Commentaire composé sur Corneille, Rodogune, acte V scène 1
Texte
Corneille, Rodogune, acte V scène 1
Cléopâtre
Enfin, grâces aux dieux, j’ai moins d’un ennemi :
La mort de Séleucus m’a vengée à demi ;
Son ombre, en attendant Rodogune et son frère,
Peut déjà de ma part les promettre à son père ;
Ils le suivront de près, et j’ai tout préparé
Pour réunir bientôt ce que j’ai séparé.
O toi, qui n’attends plus que la cérémonie
Pour jeter à mes pieds ma rivale punie,
Et par qui deux amants vont d’un seul coup du sort
Recevoir l’hyménée, et le trône, et la mort,
Poison, me sauras-tu rendre mon diadème ?
Le fer m’a bien servie, en feras-tu de même ?
Me seras-tu fidèle ? Et toi, que me veux-tu,
Ridicule retour d’une sotte vertu,
Tendresse dangereuse autant comme importune ?
Je ne veux point pour fils l’époux de Rodogune,
Et ne vois plus en lui les restes de mon sang
S’il m’arrache du trône et la met en mon rang.
Reste du sang ingrat d’un époux infidèle,
Héritier d’une flamme envers moi criminelle,
Aime mon ennemie et péris comme lui !
Pour la faire tomber j’abattrai son appui :
Aussi bien, sous mes pas c’est creuser un abîme
Que retenir ma main sur la moitié du crime,
Et, te faisant mon roi, c’est trop me négliger
Que te laisser sur moi père et frère à venger.
Qui se venge à demi court lui-même à sa peine :
Il faut ou condamner ou couronner sa haine.

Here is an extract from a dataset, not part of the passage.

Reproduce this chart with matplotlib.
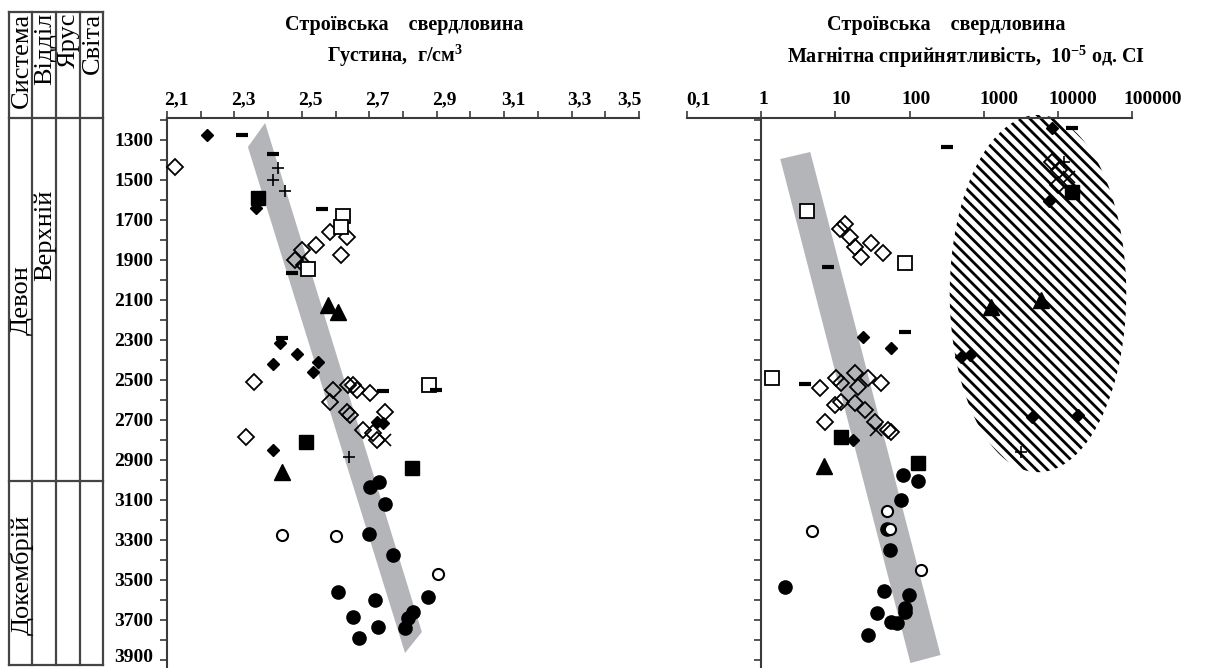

Dût le peuple, en fureur pour ses maîtres nouveaux,
De mon sang odieux arroser leurs tombeaux,
Dût le Parthe vengeur me trouver sans défense,
Dût le ciel égaler le supplice à l’offense,
Trône, à t’abandonner je ne puis consentir !
Par un coup de tonnerre il vaut mieux en sortir,
Il vaut mieux mériter le sort le plus étrange :
Tombe sur moi le ciel, pourvu que je me venge !
J’en recevrai le coup d’un visage remis :
Il est doux de périr après ses ennemis,
Et, de quelque rigueur que le destin me traite,
Je perds moins à mourir qu’à vivre leur sujette.
Mais voici Laonice : il faut dissimuler
Ce que le seul effet doit bientôt révéler.
Commentaire composé
I) Les caractéristiques du monologue intérieur
Tout d’abord, Cléopâtre est seule sur scène, nous sommes donc dans un monologue. De plus, dans sa tirade, elle se pose des questions qui sont rhétoriques. Cela montre son intense réflexion sur le sens de son existence : “Poison, me sauras-tu rendre mon diadème ?”, “Tendresse dangereuse autant comme importune ?”. On remarque aussi la présence de personnifications dans ces vers puisqu’elle s’adresse directement au poison et à sa conscience.
II) Une héroïne tragique
Ce monologue est aussi révélateur d’une héroïne tragique. En effet, elle est prête à tuer ses propres fils pour garder le pouvoir : “La mort de Séleucus m’a vengée à demi”, “Trône, à t’abandonner je ne puis consentir !” Donc on comprend qu’elle est motivée par le désir de pouvoir et son orgueil : “Il est doux de périr après ses ennemis,” , “Je perds moins à mourir qu’à vivre leur sujette.” De plus elle défie les dieux et ne craint pas leur vengeance : “Tombe sur moi le ciel, pourvu que je me venge !” Ce monologue amène ainsi une réflexion sur la vengeance. Cléopâtre explique que si on ne se venge pas totalement on s’expose à des représailles c’est pour cela qu’il faut faire preuve de détermination pour aller au bout du crime : “Aussi bien, sous mes pas c’est creuser un abîme Que retenir ma main sur la moitié du crime,” , “Qui se venge à demi court lui-même à sa peine : Il faut ou condamner ou couronner sa haine.” C’est donc en cela que s’élève le personnage tragique.
Ainsi, dans ce monologue, Corneille dresse le portrait d’une héroïne tragique tout en respectant les codes du monologue délibératif.